It’s actually come to this. For the sake of creating a more level playing field for students who might not have home lives as conducive to productive learning as others, the national — I repeat, not some local or regional government or association or something, but the national — French government is actually floating a plan that would disallow schools from assigning their pupils homework, via TIME:
Last week, Hollande reaffirmed his pledge to make education one of his main domestic priorities by outlining key strategic changes to revitalize France’s school system. It’s a sweeping package of changes meant to reform a system critics claim is outdated and inefficient, but for headline writers it boils down to one concept: the French President wants to outlaw homework. “Work should be done at school, rather than at home,” Hollande emphasized on Wednesday.
He also proposes reducing the average amount of time a student spends in class in each day, while stretching the school week from four days to four and a half. It’s a bid to bring the country more in line with international standards and to acknowledge some of the current system’s shortcomings. Even the homework isn’t just an empty populist gesture — it’s meant to reflect the fact that many of the lowest-performing students lack a positive support environment at home.
I realize France probably has a different educational culture and customs than what we’re used to, but this is just insanity borne of shooting for “fairness” at every turn. What’s next — will French President Hollande actually propose preventing what he deems to be too-ambitious students from doing extra practice work outside of class on their own personal initiative, because it might give them an unfair advantage? Thankfully, as the WSJ points out, it appears that while this might be every child’s dream come true, most French adults aren’t really into the idea:
Here we begin to wonder: Are the French losing their mind? Fortunately not. More than two-thirds of the country would oppose the ban, according to an Ifop poll, so there’s hope that even in the land of égalité there’s some recognition that state power cannot equalize everything. It’s also reassuring to know that a majority of French adults believe there’s something to be said for instructing children in the need for personal initiative and responsibility, regardless of excuses or circumstances.

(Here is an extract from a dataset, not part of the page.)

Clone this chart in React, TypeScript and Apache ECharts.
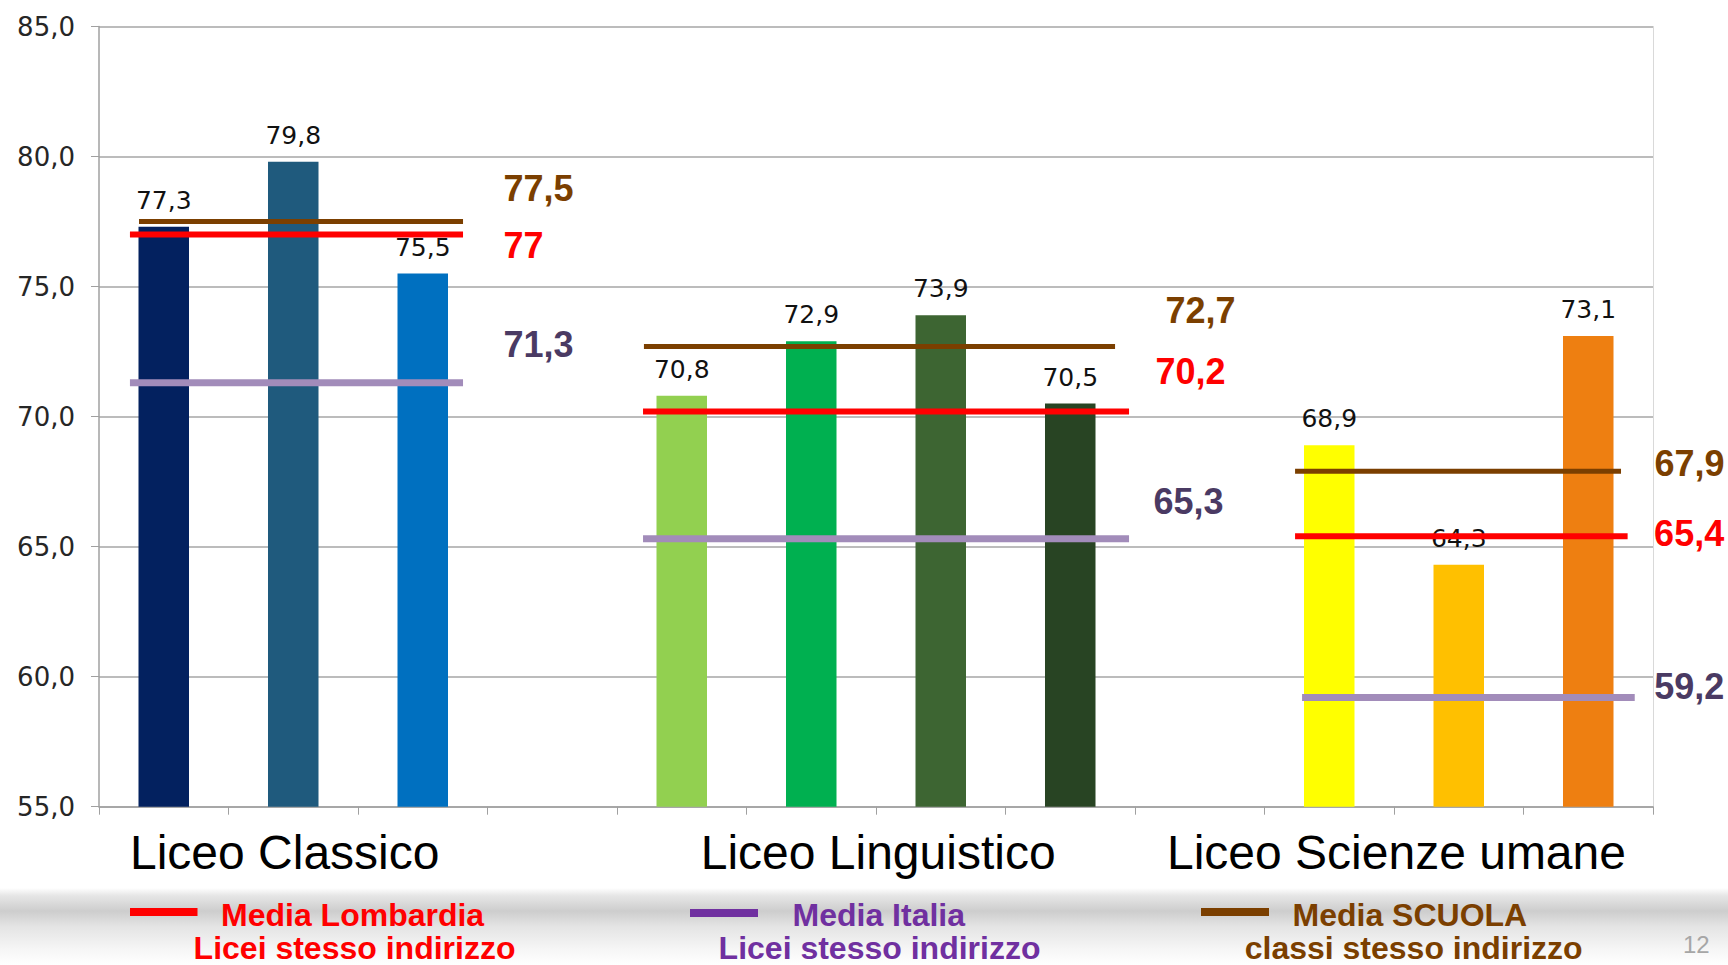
import React, { useEffect, useRef } from "react";
import * as echarts from "echarts";

// ---- data ----
const groupNames = ["Liceo Classico", "Liceo Linguistico", "Liceo Scienze umane"];
const classicoValues = [77.3, 79.8, 75.5];
const linguisticoValues = [70.8, 72.9, 73.9, 70.5];
const scienzeValues = [68.9, 64.3, 73.1];
const mediaLombardia = [77, 70.2, 65.4];
const mediaItalia = [71.3, 65.3, 59.2];
const mediaScuola = [77.5, 72.7, 67.9];
const yMin = 55;
const yMax = 85;
const yStep = 5;

// ---- styles / layout ----
const groupValues = [classicoValues, linguisticoValues, scienzeValues];
const groupColors = [
  ["#03215F", "#1F5A7D", "#0070C0"],
  ["#92D050", "#00B050", "#3D6532", "#284423"],
  ["#FFFF00", "#FFC000", "#EE7F11"],
];
// segment extents in slot units (hidden value axis 0..12)
const spanLombardia = [[0.239, 2.811], [4.201, 7.954], [9.236, 11.804]];
const spanItalia = [[0.239, 2.811], [4.201, 7.954], [9.29, 11.859]];
const spanScuola = [[0.309, 2.811], [4.208, 7.846], [9.236, 11.753]];
// label offsets from segment end, px
const offLombardia = [[40, 10.5], [26, -39.6], [26, -3]];
const offItalia = [[40, -38.7], [24, -37], [19, -11]];
const offScuola = [[40, -33.5], [50, -35.6], [33, -8]];

const fmt = (v: number) => String(v).replace(".", ",");

export default function App() {
  const ref = useRef<HTMLDivElement>(null);

  useEffect(() => {
    if (!ref.current) return;
    const chart = echarts.init(ref.current, undefined, { renderer: "svg" });

    const slotNames: string[] = [];
    const barData: any[] = [];
    groupValues.forEach((vals, g) => {
      if (g > 0) {
        slotNames.push("gap" + g);
        barData.push("-");
      }
      vals.forEach((v, i) => {
        slotNames.push(groupNames[g] + " " + (i + 1));
        barData.push({ value: v, itemStyle: { color: groupColors[g][i] } });
      });
    });

    const refDefs = [
      { name: "Media SCUOLA", values: mediaScuola, spans: spanScuola, offsets: offScuola, line: "#7B3F00", label: "#7B3F00", width: 5 },
      { name: "Media Lombardia", values: mediaLombardia, spans: spanLombardia, offsets: offLombardia, line: "#FF0000", label: "#FF0000", width: 6 },
      { name: "Media Italia", values: mediaItalia, spans: spanItalia, offsets: offItalia, line: "#A28CBA", label: "#4A3A63", width: 7 },
    ];

    const lineSeries: any[] = [];
    const labelData: any[] = [];
    refDefs.forEach((d) => {
      d.values.forEach((v, g) => {
        const [s0, s1] = d.spans[g];
        lineSeries.push({
          type: "line",
          name: d.name,
          xAxisIndex: 1,
          yAxisIndex: 0,
          data: [[s0, v], [s1, v]],
          symbol: "none",
          silent: true,
          z: 3,
          lineStyle: { color: d.line, width: d.width, cap: "butt", opacity: 1 },
        });
        labelData.push({
          value: [s1, v],
          label: { offset: d.offsets[g], color: d.label },
        });
      });
    });

    const labelFont = '"Liberation Sans", Arial, sans-serif';

    const option: any = {
      animation: false,
      backgroundColor: "#ffffff",
      grid: { left: 99, right: 75, top: 26.5, bottom: 158.3, outerBoundsMode: "none" },
      xAxis: [
        {
          type: "category",
          data: slotNames,
          boundaryGap: true,
          axisLine: { lineStyle: { color: "#a0a0a0", width: 1.5 } },
          axisTick: { show: true, interval: 0, length: 8, lineStyle: { color: "#a0a0a0" } },
          axisLabel: { show: false },
          splitLine: { show: false },
        },
        { type: "value", min: 0, max: 12, show: false },
      ],
      yAxis: [
        {
          type: "value",
          min: yMin,
          max: yMax,
          interval: yStep,
          axisLine: { show: true, lineStyle: { color: "#a0a0a0", width: 1.5 } },
          axisTick: { show: true, length: 8, lineStyle: { color: "#a0a0a0" } },
          axisLabel: {
            formatter: (v: number) => v.toFixed(1).replace(".", ","),
            fontFamily: "DejaVu Sans",
            fontSize: 26,
            color: "#262626",
            margin: 24,
          },
          splitLine: { lineStyle: { color: "#a6a6a6", width: 1.5 } },
        },
        {
          type: "value",
          position: "right",
          min: yMin,
          max: yMax,
          interval: yStep,
          axisLine: { show: true, lineStyle: { color: "#d9d9d9" } },
          axisTick: { show: false },
          axisLabel: { show: false },
          splitLine: { show: false },
        },
      ],
      series: [
        {
          type: "bar",
          data: barData,
          barWidth: "39%",
          silent: true,
          z: 2,
          label: {
            show: true,
            position: "top",
            distance: 14,
            formatter: (p: any) => fmt(p.value),
            fontFamily: "DejaVu Sans",
            fontSize: 25,
            color: "#111111",
          },
        },
        ...lineSeries,
        {
          type: "scatter",
          xAxisIndex: 1,
          yAxisIndex: 0,
          data: labelData,
          symbolSize: 1,
          silent: true,
          z: 4,
          itemStyle: { color: "rgba(0,0,0,0)", opacity: 1 },
          label: {
            show: true,
            position: "right",
            distance: 0,
            opacity: 1,
            formatter: (p: any) => fmt(p.value[1]),
            fontFamily: labelFont,
            fontWeight: "bold",
            fontSize: 36,
          },
        },
      ],
      graphic: [
        {
          type: "rect",
          z: 0,
          silent: true,
          shape: { x: 0, y: 888, width: 1728, height: 77 },
          style: {
            fill: new echarts.graphic.LinearGradient(0, 0, 0, 1, [
              { offset: 0, color: "#ffffff" },
              { offset: 0.1, color: "#e6e6e6" },
              { offset: 0.3, color: "#cdcdcd" },
              { offset: 0.5, color: "#e4e4e4" },
              { offset: 0.8, color: "#f6f6f6" },
              { offset: 1, color: "#ffffff" },
            ]),
          },
        },
        ...[
          [groupNames[0], 130],
          [groupNames[1], 700.7],
          [groupNames[2], 1167],
        ].map(([t, x]) => ({
          type: "text",
          z: 2,
          x: x as number,
          y: 852,
          style: {
            text: t as string,
            font: '48px "Liberation Sans", Arial, sans-serif',
            fill: "#000000",
            align: "left",
            verticalAlign: "middle",
          },
        })),
        ...[
          { x1: 130, x2: 197.5, y: 912, c: "#FF0000" },
          { x1: 690, x2: 758, y: 913, c: "#7030A0" },
          { x1: 1201, x2: 1269, y: 912, c: "#7B3F00" },
        ].map((l) => ({
          type: "line",
          z: 2,
          shape: { x1: l.x1, y1: l.y, x2: l.x2, y2: l.y },
          style: { stroke: l.c, lineWidth: 8 },
        })),
        ...[
          { t: "Media Lombardia", x: 221, y: 915, c: "#FF0000" },
          { t: "Licei stesso indirizzo", x: 193.6, y: 948, c: "#FF0000" },
          { t: "Media Italia", x: 792.5, y: 915, c: "#7030A0" },
          { t: "Licei stesso indirizzo", x: 718.6, y: 948, c: "#7030A0" },
          { t: "Media SCUOLA", x: 1292.5, y: 915, c: "#7B3F00" },
          { t: "classi stesso indirizzo", x: 1244.7, y: 948, c: "#7B3F00" },
        ].map((s) => ({
          type: "text",
          z: 2,
          x: s.x,
          y: s.y,
          style: {
            text: s.t,
            font: 'bold 32px "Liberation Sans", Arial, sans-serif',
            fill: s.c,
            align: "left",
            verticalAlign: "middle",
          },
        })),
        {
          type: "text",
          z: 2,
          x: 1683,
          y: 944,
          style: {
            text: "12",
            font: '24px "Liberation Sans", Arial, sans-serif',
            fill: "#a6a6a6",
            align: "left",
            verticalAlign: "middle",
          },
        },
      ],
    };

    chart.setOption(option);
    return () => chart.dispose();
  }, []);

  return (
    <div
      ref={ref}
      style={{ position: "absolute", left: 0, top: 0, width: 1728, height: 965, background: "#fff" }}
    />
  );
}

I’m not sure how or why trying to apply these kinds of redistributive socialist tactics to education is supposed to “help” French students progress, develop, and learn; the result will be the same as applying socialism in the economic sector, i.e., less wealth/knowledge creation for everybody. I suppose you can try to make everyone’s formative circumstances as fair as possible, but guess what? Life isn’t fair, and learning to adapt to that reality is part of being a mature adult — but then again, as the WSJ concludes, “perhaps [Hollande’s] ideas about homework say something about the kind of citizens of the future he wishes to see.”